Some hard things get easier

Sandy had a lot of clothing, despite her frequent complaints to the contrary. I gathered it all together from the dresser drawers, bedroom closet, the storage container under the bed, the suitcase that had seasonal clothes tucked into it, the closet in her room, boxes of clothes in the basement, and so on. Everywhere I wandered in the house, I found more of Sandy's clothing. (I'm still finding more, including two sweatshirts in the car when I cleaned it out before donating it.)

I evaluated it all, and was surprised to realize that I could wear much of it myself. In fact, more than half of her clothing fit me in style and size. (It helps that I tend to wear my clothing a little on the large side.) There were a few other things I kept for sentimental reasons. (For example, the dress she wore the night we got together is something I'll never wear, but I'll also never part with.)

When she sang with the Seattle Women's Chorus, they wore
these outfits. Later, she repurposed the shirt and the jacket
for Vividcon and a few other festive occasions. So even
though there were probably 50 women with that exact outfit,
the clothes have become uniquely Sandy's and need to go to
someone who will appreciate them.
Everything else I heaped in a pile and offered up to friends and family. Several people have taken things, but still the pile was huge. Today, I went through what remains and separated the special pieces from those that she either didn't wear all that much or didn't particularly care for. Four boxes are ready for Goodwill (in addition to three that have already gone), and I've hung the special things in her closet until they are claimed by people who love her.

Even three months ago, the idea of giving most of that pile to Goodwill physically hurt. I couldn't do it, both because I couldn't irretrievably let go of things that belonged to Sandy and because I feared that someone would want something of hers and I'd have nothing left that I was willing to give away.

But I've changed. It felt good today to box up a bunch of stuff for Goodwill, freeing up space in the house and in my brain. I enjoyed acknowledging that some of the clothing really wasn't meaningful to her, and she'd have been happy to donate it. And it pleased me that what remains are things that do have meaning, that deserve the space until I find the right people to give them to.
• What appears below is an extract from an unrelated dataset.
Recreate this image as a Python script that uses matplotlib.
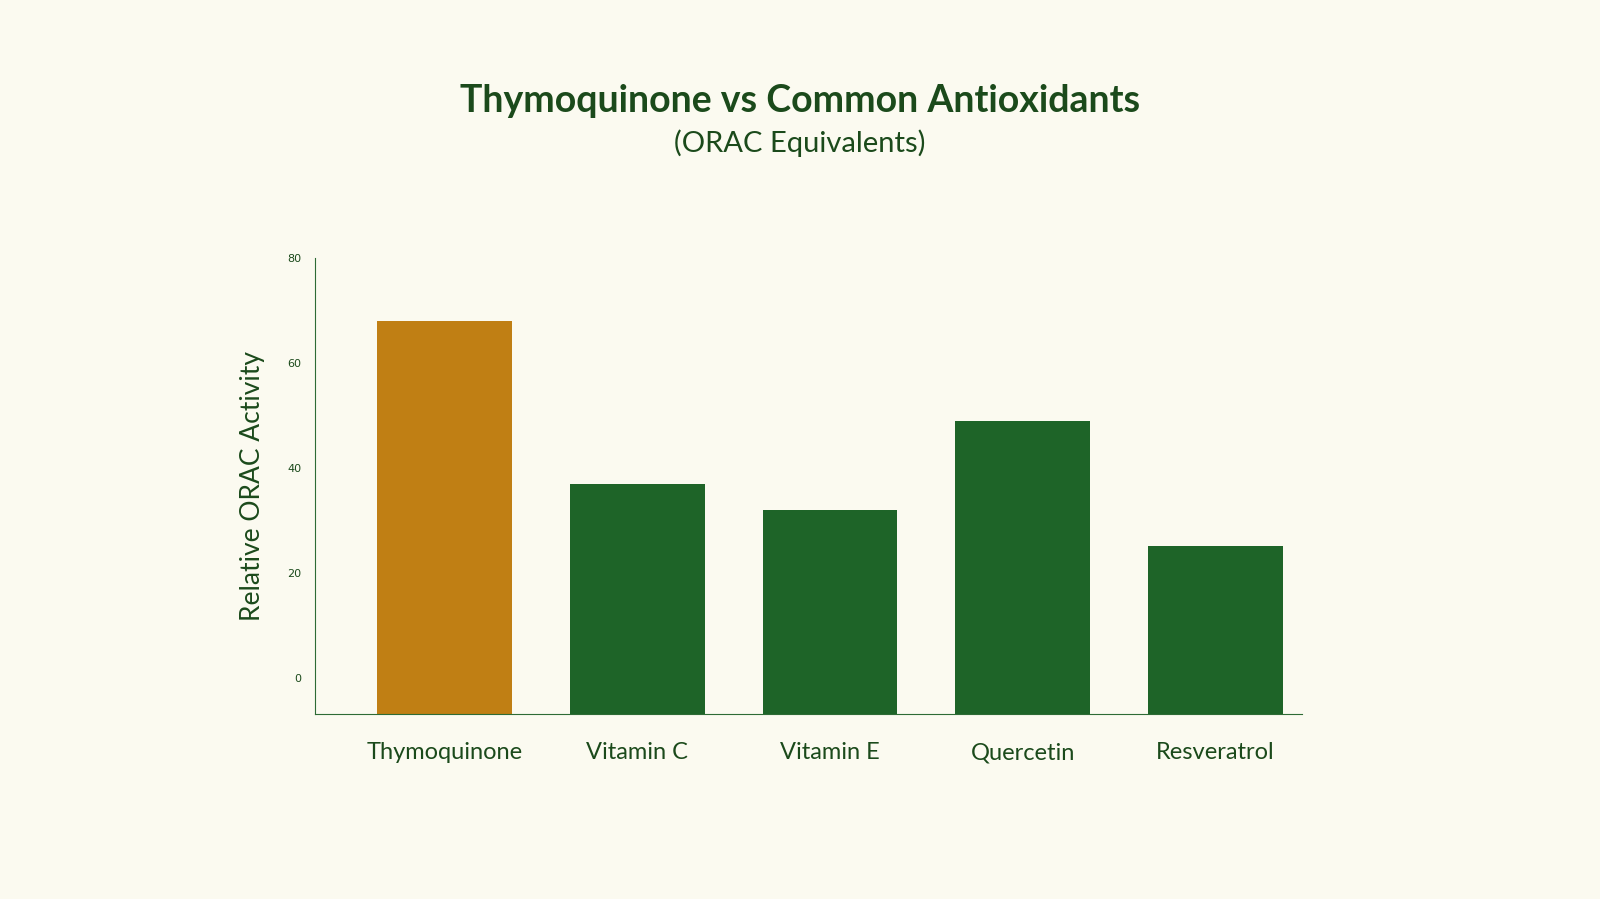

Shortly after Sandy died, I read some advice for grievers that said, basically, don't feel you have to do all the hard things at once. If it's hard, set it aside and come back to it later. At the time I thought that meant you should just space them out, but that the tasks would remain hard. I couldn't imagine anything getting any easier. But weirdly, many things have. In fact, the presence of that pile of clothing had become more of a burden than disposing of it was.

Now I'm wondering about the other things that are too hard today. When might they become doable? Will I someday be able to travel again? To spend weekends at our favorite places? I hope so.